◆ Description of the task: Give back exactly the lines from the start of the listing to the line containing "(10,9) -- (889,9);", inclusive, and nothing beyond them.

Code that draws figures:
___
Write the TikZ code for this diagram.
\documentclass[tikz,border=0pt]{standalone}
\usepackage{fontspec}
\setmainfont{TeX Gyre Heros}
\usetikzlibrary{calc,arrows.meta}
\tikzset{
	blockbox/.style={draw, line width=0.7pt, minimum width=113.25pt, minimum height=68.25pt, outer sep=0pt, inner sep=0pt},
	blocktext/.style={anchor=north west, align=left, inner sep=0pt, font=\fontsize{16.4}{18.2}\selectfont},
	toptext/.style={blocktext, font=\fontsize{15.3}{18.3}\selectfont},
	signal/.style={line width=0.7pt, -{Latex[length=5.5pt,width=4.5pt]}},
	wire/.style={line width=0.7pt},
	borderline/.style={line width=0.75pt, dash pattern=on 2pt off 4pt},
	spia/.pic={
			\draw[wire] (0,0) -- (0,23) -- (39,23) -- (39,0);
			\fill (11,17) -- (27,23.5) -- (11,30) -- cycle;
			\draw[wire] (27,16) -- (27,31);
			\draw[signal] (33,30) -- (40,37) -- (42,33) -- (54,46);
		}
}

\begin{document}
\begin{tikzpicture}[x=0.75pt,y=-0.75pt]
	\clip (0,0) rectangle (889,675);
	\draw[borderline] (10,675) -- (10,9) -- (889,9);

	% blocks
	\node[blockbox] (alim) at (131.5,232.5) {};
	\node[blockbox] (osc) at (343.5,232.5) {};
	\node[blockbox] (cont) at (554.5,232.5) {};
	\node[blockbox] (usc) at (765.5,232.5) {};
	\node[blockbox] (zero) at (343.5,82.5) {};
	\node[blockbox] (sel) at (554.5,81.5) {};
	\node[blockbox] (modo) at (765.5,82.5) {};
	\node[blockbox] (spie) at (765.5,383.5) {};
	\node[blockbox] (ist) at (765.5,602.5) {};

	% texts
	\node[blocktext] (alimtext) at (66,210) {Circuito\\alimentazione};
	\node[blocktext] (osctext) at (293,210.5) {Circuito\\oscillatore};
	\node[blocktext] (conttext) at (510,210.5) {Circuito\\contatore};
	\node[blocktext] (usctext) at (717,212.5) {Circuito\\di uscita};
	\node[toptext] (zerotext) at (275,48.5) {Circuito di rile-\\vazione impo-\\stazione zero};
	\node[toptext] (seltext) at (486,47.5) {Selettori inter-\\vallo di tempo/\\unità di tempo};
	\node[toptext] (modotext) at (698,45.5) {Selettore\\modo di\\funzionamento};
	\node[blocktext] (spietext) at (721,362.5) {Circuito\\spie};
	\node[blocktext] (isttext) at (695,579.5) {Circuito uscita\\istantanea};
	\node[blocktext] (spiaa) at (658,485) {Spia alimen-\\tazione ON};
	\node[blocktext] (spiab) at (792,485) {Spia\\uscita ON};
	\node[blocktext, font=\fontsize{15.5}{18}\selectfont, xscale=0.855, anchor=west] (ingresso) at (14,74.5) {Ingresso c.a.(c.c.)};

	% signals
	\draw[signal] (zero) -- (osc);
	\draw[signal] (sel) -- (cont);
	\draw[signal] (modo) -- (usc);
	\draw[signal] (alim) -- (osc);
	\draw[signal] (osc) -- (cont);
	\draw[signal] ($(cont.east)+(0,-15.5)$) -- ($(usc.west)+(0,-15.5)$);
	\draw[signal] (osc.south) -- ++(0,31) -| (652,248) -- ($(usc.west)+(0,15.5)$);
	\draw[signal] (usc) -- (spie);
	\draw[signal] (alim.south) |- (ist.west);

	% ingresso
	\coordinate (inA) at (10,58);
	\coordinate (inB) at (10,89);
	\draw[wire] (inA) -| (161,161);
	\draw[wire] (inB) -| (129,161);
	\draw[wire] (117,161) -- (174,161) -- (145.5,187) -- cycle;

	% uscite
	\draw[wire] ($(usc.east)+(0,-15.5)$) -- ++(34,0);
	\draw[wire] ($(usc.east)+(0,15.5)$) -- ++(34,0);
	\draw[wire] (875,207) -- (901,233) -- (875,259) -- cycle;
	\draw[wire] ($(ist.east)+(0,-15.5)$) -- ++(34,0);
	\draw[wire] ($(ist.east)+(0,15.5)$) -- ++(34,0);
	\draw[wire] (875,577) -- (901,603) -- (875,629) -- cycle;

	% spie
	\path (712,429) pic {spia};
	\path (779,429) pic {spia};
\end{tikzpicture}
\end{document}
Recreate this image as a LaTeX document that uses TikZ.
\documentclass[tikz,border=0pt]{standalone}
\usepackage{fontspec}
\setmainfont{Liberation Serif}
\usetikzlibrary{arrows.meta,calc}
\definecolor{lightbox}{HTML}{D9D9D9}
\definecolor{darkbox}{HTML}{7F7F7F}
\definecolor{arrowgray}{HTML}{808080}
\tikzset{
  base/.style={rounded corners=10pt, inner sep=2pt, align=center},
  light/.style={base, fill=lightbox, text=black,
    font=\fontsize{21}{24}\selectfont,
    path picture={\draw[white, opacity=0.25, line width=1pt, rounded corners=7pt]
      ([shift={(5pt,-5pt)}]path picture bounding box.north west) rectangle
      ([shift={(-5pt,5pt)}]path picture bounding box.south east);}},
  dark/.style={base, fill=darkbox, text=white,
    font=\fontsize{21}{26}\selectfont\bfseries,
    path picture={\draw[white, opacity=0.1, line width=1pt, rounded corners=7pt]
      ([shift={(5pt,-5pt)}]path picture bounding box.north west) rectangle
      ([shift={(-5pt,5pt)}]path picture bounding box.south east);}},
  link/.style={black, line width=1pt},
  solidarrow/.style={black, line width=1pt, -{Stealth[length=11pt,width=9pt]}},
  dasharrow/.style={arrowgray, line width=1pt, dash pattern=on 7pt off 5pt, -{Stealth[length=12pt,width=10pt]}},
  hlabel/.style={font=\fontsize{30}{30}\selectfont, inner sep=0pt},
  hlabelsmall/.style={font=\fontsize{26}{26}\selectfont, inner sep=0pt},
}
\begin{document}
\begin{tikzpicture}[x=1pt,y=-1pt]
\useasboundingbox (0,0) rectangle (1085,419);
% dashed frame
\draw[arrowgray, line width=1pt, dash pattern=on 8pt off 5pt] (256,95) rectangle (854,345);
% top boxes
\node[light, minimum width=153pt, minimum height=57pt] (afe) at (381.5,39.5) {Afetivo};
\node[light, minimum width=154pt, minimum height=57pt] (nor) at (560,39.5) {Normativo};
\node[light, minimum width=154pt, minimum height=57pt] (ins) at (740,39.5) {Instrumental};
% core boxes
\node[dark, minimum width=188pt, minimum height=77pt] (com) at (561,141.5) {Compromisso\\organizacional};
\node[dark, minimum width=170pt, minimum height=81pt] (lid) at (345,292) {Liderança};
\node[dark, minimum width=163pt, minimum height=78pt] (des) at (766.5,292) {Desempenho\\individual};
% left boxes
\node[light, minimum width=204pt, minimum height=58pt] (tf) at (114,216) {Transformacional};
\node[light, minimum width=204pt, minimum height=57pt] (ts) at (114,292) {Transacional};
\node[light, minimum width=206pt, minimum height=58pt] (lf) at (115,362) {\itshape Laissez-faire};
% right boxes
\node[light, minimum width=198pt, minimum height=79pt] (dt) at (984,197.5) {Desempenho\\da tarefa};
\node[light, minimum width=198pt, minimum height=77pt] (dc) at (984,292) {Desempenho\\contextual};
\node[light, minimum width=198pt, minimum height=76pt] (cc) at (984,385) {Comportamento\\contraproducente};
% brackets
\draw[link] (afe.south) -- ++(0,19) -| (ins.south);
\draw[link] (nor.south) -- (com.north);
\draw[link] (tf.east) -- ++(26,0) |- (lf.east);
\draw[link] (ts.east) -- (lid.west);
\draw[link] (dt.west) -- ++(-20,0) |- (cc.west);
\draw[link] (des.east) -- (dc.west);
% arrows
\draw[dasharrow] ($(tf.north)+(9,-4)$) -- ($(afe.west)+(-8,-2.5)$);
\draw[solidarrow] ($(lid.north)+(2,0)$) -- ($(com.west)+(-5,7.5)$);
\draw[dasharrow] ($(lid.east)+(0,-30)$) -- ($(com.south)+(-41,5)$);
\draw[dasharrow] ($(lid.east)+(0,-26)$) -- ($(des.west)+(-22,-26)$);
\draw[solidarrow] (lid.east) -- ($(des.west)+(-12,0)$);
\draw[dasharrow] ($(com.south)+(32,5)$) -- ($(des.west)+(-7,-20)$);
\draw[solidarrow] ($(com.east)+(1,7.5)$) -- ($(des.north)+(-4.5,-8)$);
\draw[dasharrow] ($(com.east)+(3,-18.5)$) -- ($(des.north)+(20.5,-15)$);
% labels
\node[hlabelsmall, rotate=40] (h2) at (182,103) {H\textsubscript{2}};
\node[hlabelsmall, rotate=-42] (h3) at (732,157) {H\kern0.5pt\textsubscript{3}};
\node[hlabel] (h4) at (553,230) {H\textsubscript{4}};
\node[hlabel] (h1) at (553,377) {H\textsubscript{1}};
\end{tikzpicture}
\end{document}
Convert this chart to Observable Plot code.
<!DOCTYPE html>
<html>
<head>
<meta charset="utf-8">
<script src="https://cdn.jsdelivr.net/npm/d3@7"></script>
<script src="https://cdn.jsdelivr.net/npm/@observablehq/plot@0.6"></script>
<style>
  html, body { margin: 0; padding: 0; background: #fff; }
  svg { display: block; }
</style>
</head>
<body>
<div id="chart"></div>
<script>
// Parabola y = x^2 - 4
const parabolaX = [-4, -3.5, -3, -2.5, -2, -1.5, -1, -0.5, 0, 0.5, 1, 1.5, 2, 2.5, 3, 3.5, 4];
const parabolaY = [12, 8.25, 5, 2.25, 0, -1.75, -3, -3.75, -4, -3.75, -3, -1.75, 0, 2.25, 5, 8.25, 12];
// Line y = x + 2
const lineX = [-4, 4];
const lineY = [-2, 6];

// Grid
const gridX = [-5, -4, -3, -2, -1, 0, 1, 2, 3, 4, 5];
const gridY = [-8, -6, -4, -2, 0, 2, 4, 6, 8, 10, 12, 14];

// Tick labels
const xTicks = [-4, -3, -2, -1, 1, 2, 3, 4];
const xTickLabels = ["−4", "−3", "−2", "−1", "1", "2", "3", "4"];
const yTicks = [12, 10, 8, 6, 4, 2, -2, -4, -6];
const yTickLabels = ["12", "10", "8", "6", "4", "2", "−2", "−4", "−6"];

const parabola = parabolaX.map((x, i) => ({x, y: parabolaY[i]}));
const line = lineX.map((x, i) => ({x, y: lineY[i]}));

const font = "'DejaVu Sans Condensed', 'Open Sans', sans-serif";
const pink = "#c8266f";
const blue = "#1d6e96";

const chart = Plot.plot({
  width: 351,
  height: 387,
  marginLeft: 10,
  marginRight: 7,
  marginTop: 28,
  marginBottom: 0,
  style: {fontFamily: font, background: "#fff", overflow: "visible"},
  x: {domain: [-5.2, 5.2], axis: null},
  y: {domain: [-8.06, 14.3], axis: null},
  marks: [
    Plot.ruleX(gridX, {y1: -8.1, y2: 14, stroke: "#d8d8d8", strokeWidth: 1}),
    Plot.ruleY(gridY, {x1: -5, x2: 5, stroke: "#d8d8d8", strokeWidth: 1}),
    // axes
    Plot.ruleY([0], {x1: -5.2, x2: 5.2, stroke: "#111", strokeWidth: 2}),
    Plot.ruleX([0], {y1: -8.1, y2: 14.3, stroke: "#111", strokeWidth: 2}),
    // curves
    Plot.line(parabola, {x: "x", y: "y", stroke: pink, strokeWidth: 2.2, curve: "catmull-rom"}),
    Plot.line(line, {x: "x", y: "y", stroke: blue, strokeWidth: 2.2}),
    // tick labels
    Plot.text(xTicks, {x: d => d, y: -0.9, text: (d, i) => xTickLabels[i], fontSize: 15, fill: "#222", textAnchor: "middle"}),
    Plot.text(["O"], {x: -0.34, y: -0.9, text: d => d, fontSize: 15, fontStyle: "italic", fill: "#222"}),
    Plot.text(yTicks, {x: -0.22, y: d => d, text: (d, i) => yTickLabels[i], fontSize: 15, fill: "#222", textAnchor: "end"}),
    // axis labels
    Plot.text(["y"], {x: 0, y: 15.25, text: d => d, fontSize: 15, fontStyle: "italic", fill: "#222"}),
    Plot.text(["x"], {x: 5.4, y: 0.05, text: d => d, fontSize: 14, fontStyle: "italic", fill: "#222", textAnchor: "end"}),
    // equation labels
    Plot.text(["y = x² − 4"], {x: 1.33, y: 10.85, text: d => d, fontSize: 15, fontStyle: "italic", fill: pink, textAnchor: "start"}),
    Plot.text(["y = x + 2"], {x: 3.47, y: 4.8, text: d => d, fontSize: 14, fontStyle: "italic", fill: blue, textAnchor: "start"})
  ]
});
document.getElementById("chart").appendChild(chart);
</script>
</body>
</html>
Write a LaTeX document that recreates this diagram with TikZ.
___
◆ Expected answer:
Write the TikZ code for this diagram.
\documentclass[tikz,border=0pt]{standalone}
\usepackage{fontspec}
\setmainfont{TeX Gyre Heros}
\usetikzlibrary{calc,arrows.meta}
\tikzset{
	blockbox/.style={draw, line width=0.7pt, minimum width=113.25pt, minimum height=68.25pt, outer sep=0pt, inner sep=0pt},
	blocktext/.style={anchor=north west, align=left, inner sep=0pt, font=\fontsize{16.4}{18.2}\selectfont},
	toptext/.style={blocktext, font=\fontsize{15.3}{18.3}\selectfont},
	signal/.style={line width=0.7pt, -{Latex[length=5.5pt,width=4.5pt]}},
	wire/.style={line width=0.7pt},
	borderline/.style={line width=0.75pt, dash pattern=on 2pt off 4pt},
	spia/.pic={
			\draw[wire] (0,0) -- (0,23) -- (39,23) -- (39,0);
			\fill (11,17) -- (27,23.5) -- (11,30) -- cycle;
			\draw[wire] (27,16) -- (27,31);
			\draw[signal] (33,30) -- (40,37) -- (42,33) -- (54,46);
		}
}

\begin{document}
\begin{tikzpicture}[x=0.75pt,y=-0.75pt]
	\clip (0,0) rectangle (889,675);
	\draw[borderline] (10,675) -- (10,9) -- (889,9);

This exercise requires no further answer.